§ Stated goal: Give all of the lines again exactly as they read.

§ Dataset records:
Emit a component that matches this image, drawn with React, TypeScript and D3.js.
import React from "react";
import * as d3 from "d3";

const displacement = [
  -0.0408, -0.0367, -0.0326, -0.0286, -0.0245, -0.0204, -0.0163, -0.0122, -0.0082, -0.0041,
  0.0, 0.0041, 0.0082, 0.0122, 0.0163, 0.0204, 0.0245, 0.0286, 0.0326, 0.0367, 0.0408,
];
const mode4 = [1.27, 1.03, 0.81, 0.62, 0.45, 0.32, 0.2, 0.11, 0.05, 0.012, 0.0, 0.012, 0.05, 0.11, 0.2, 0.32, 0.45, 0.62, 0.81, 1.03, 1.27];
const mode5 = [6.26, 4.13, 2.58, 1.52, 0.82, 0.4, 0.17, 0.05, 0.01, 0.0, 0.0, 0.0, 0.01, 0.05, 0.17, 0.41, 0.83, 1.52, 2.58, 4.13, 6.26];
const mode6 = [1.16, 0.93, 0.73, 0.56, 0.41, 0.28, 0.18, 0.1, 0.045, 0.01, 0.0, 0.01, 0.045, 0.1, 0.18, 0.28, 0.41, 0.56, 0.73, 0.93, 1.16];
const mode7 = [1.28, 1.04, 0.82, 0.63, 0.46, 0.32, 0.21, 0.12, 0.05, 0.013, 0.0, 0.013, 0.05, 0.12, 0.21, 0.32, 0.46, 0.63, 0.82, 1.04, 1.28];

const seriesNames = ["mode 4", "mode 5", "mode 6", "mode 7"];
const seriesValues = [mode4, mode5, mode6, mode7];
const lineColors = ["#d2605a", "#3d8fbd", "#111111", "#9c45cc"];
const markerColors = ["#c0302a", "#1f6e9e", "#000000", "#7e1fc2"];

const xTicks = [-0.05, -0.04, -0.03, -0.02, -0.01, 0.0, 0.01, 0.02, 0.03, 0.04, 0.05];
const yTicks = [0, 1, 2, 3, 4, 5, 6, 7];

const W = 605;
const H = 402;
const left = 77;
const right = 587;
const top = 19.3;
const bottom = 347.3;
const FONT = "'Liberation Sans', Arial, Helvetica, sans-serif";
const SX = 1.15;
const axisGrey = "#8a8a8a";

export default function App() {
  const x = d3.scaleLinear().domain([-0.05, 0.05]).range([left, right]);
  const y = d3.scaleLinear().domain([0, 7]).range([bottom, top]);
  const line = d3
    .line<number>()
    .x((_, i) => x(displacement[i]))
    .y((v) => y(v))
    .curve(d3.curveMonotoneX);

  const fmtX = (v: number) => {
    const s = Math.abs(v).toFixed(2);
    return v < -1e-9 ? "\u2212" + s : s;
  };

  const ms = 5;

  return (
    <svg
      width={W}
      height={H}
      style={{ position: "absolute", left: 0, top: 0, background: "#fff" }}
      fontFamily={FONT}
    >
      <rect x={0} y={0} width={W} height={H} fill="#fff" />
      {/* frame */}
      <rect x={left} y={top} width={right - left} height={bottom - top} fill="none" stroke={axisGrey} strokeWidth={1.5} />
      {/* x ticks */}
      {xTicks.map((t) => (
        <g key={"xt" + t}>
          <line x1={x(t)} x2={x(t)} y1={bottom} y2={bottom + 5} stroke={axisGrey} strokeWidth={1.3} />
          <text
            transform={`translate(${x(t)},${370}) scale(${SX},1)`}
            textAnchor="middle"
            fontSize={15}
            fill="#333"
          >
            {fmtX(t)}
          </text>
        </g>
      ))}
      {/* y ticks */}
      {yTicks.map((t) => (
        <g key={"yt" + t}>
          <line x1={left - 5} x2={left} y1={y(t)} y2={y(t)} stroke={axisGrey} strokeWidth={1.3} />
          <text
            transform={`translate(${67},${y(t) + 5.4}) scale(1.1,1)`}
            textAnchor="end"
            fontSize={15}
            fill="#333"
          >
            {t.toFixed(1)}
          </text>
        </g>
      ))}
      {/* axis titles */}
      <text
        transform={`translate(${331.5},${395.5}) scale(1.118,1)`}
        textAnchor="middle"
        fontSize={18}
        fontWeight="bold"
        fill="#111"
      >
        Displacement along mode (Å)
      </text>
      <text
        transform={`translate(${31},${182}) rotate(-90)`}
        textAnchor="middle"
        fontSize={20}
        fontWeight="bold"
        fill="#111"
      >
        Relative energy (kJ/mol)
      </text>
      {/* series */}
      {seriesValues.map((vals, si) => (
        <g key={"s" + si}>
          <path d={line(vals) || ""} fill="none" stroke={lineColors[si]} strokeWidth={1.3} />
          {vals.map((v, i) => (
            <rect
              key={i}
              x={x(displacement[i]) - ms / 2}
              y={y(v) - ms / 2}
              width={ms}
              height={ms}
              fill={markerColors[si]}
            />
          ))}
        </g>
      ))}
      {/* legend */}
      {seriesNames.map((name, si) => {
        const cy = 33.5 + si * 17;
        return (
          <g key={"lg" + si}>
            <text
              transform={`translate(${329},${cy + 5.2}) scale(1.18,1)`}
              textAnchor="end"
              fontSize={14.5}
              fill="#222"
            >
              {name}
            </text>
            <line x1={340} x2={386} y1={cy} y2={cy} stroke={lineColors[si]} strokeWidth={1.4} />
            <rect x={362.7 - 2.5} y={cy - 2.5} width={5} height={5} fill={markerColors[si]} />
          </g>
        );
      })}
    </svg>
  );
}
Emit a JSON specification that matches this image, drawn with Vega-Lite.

§ Solved exercise:
Emit a component that matches this image, drawn with React, TypeScript and D3.js.
import React from "react";
import * as d3 from "d3";

const displacement = [
  -0.0408, -0.0367, -0.0326, -0.0286, -0.0245, -0.0204, -0.0163, -0.0122, -0.0082, -0.0041,
  0.0, 0.0041, 0.0082, 0.0122, 0.0163, 0.0204, 0.0245, 0.0286, 0.0326, 0.0367, 0.0408,
];
const mode4 = [1.27, 1.03, 0.81, 0.62, 0.45, 0.32, 0.2, 0.11, 0.05, 0.012, 0.0, 0.012, 0.05, 0.11, 0.2, 0.32, 0.45, 0.62, 0.81, 1.03, 1.27];
const mode5 = [6.26, 4.13, 2.58, 1.52, 0.82, 0.4, 0.17, 0.05, 0.01, 0.0, 0.0, 0.0, 0.01, 0.05, 0.17, 0.41, 0.83, 1.52, 2.58, 4.13, 6.26];
const mode6 = [1.16, 0.93, 0.73, 0.56, 0.41, 0.28, 0.18, 0.1, 0.045, 0.01, 0.0, 0.01, 0.045, 0.1, 0.18, 0.28, 0.41, 0.56, 0.73, 0.93, 1.16];
const mode7 = [1.28, 1.04, 0.82, 0.63, 0.46, 0.32, 0.21, 0.12, 0.05, 0.013, 0.0, 0.013, 0.05, 0.12, 0.21, 0.32, 0.46, 0.63, 0.82, 1.04, 1.28];

const seriesNames = ["mode 4", "mode 5", "mode 6", "mode 7"];
const seriesValues = [mode4, mode5, mode6, mode7];
const lineColors = ["#d2605a", "#3d8fbd", "#111111", "#9c45cc"];
const markerColors = ["#c0302a", "#1f6e9e", "#000000", "#7e1fc2"];

const xTicks = [-0.05, -0.04, -0.03, -0.02, -0.01, 0.0, 0.01, 0.02, 0.03, 0.04, 0.05];
const yTicks = [0, 1, 2, 3, 4, 5, 6, 7];

const W = 605;
const H = 402;
const left = 77;
const right = 587;
const top = 19.3;
const bottom = 347.3;
const FONT = "'Liberation Sans', Arial, Helvetica, sans-serif";
const SX = 1.15;
const axisGrey = "#8a8a8a";

export default function App() {
  const x = d3.scaleLinear().domain([-0.05, 0.05]).range([left, right]);
  const y = d3.scaleLinear().domain([0, 7]).range([bottom, top]);
  const line = d3
    .line<number>()
    .x((_, i) => x(displacement[i]))
    .y((v) => y(v))
    .curve(d3.curveMonotoneX);

  const fmtX = (v: number) => {
    const s = Math.abs(v).toFixed(2);
    return v < -1e-9 ? "\u2212" + s : s;
  };

  const ms = 5;

  return (
    <svg
      width={W}
      height={H}
      style={{ position: "absolute", left: 0, top: 0, background: "#fff" }}
      fontFamily={FONT}
    >
      <rect x={0} y={0} width={W} height={H} fill="#fff" />
      {/* frame */}
      <rect x={left} y={top} width={right - left} height={bottom - top} fill="none" stroke={axisGrey} strokeWidth={1.5} />
      {/* x ticks */}
      {xTicks.map((t) => (
        <g key={"xt" + t}>
          <line x1={x(t)} x2={x(t)} y1={bottom} y2={bottom + 5} stroke={axisGrey} strokeWidth={1.3} />
          <text
            transform={`translate(${x(t)},${370}) scale(${SX},1)`}
            textAnchor="middle"
            fontSize={15}
            fill="#333"
          >
            {fmtX(t)}
          </text>
        </g>
      ))}
      {/* y ticks */}
      {yTicks.map((t) => (
        <g key={"yt" + t}>
          <line x1={left - 5} x2={left} y1={y(t)} y2={y(t)} stroke={axisGrey} strokeWidth={1.3} />
          <text
            transform={`translate(${67},${y(t) + 5.4}) scale(1.1,1)`}
            textAnchor="end"
            fontSize={15}
            fill="#333"
          >
            {t.toFixed(1)}
          </text>
        </g>
      ))}
      {/* axis titles */}
      <text
        transform={`translate(${331.5},${395.5}) scale(1.118,1)`}
        textAnchor="middle"
        fontSize={18}
        fontWeight="bold"
        fill="#111"
      >
        Displacement along mode (Å)
      </text>
      <text
        transform={`translate(${31},${182}) rotate(-90)`}
        textAnchor="middle"
        fontSize={20}
        fontWeight="bold"
        fill="#111"
      >
        Relative energy (kJ/mol)
      </text>
      {/* series */}
      {seriesValues.map((vals, si) => (
        <g key={"s" + si}>
          <path d={line(vals) || ""} fill="none" stroke={lineColors[si]} strokeWidth={1.3} />
          {vals.map((v, i) => (
            <rect
              key={i}
              x={x(displacement[i]) - ms / 2}
              y={y(v) - ms / 2}
              width={ms}
              height={ms}
              fill={markerColors[si]}
            />
          ))}
        </g>
      ))}
      {/* legend */}
      {seriesNames.map((name, si) => {
        const cy = 33.5 + si * 17;
        return (
          <g key={"lg" + si}>
            <text
              transform={`translate(${329},${cy + 5.2}) scale(1.18,1)`}
              textAnchor="end"
              fontSize={14.5}
              fill="#222"
            >
              {name}
            </text>
            <line x1={340} x2={386} y1={cy} y2={cy} stroke={lineColors[si]} strokeWidth={1.4} />
            <rect x={362.7 - 2.5} y={cy - 2.5} width={5} height={5} fill={markerColors[si]} />
          </g>
        );
      })}
    </svg>
  );
}
Emit a JSON specification that matches this image, drawn with Vega-Lite.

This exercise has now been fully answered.